The trigger wasn't crypto
The outflow had nothing to do with a hack or a regulatory crackdown. It was all about the macro picture. Investors grew skittish after economic data pointed to lingering inflation, and the Fed's path on interest rates looks anything but clear. For institutional money that had been piling into Bitcoin ETFs, that combination was enough to hit the exits — hard.
The $630 million figure marks a sharp reversal. Until this week, Bitcoin ETFs had been net buyers almost every day, pulling in hundreds of millions. That run came to an abrupt halt.

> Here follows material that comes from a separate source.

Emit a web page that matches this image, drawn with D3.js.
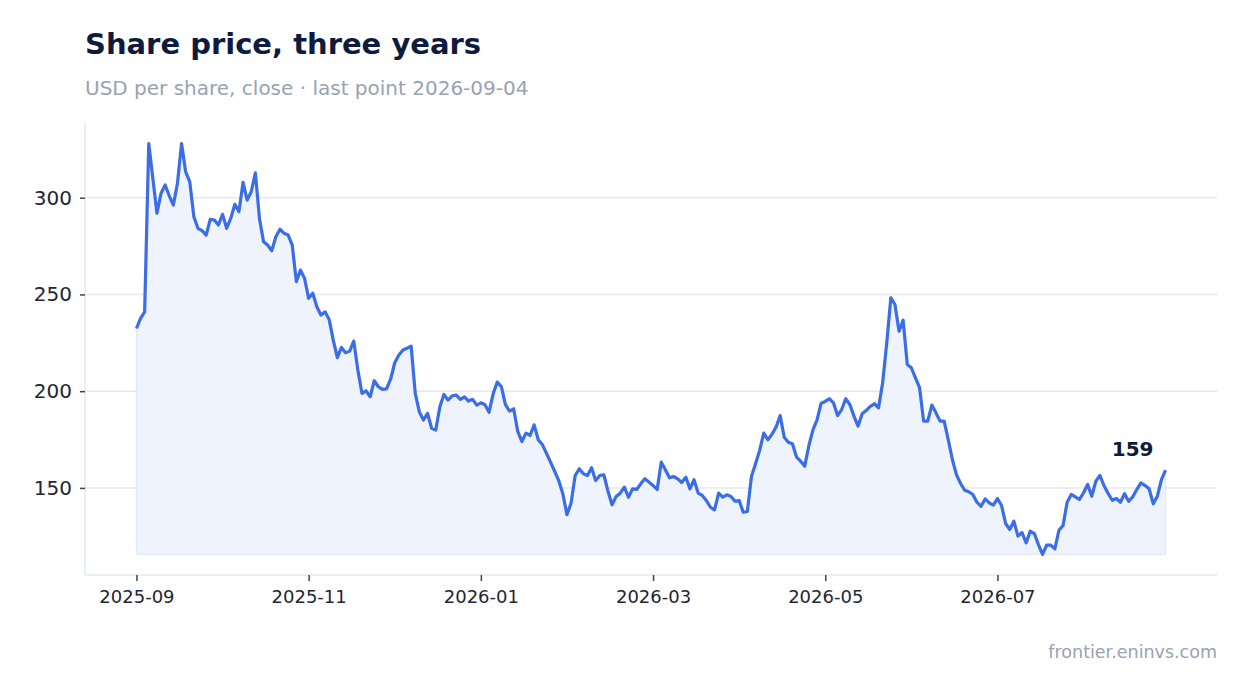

The outflows were broad-based across the main issuers, suggesting a sector-wide shift in sentiment rather than a problem with a single fund.
End of a buying streak
The weeks of inflows had been widely read as a sign that big money was warming up to crypto as an asset class. That narrative now has a dent in it. The outflows don't erase the prior gains, but they do reset the tone. Traders are now watching to see if this is a one-off or the start of a broader pullback.
It's not the first time this year that Bitcoin ETFs have seen a big single-day exit. The previous record for 2026 was set back in January, when similar macro jitters triggered a sell-off. That earlier outflow was also followed by a recovery — so the pattern isn't new, but the size of this one stands out.
Why the Fed matters
The outflows happened as markets repriced the likelihood of rate cuts. When inflation stays sticky, the Fed is less likely to ease monetary policy — and risk assets tend to suffer. Bitcoin ETFs, despite their institutional wrapper, are still sensitive to the same macro currents that move stocks and bonds. This week's data reminded everyone of that.
The timing isn't great for fund managers who had been betting on a sustained rally. The $630 million outflow is a stark reminder that crypto ETFs are not immune to macro shocks, no matter how much institutional adoption grows.
No one knows if this is a blip or a trend. The next consumer price index report and the Fed's June meeting will be the next major tests. For now, the crypto ETF market is nursing its biggest one-day loss in months, and the mood has shifted from bullish to cautious. Fund flows over the coming days will tell us whether this was a quick shakeout or something more lasting.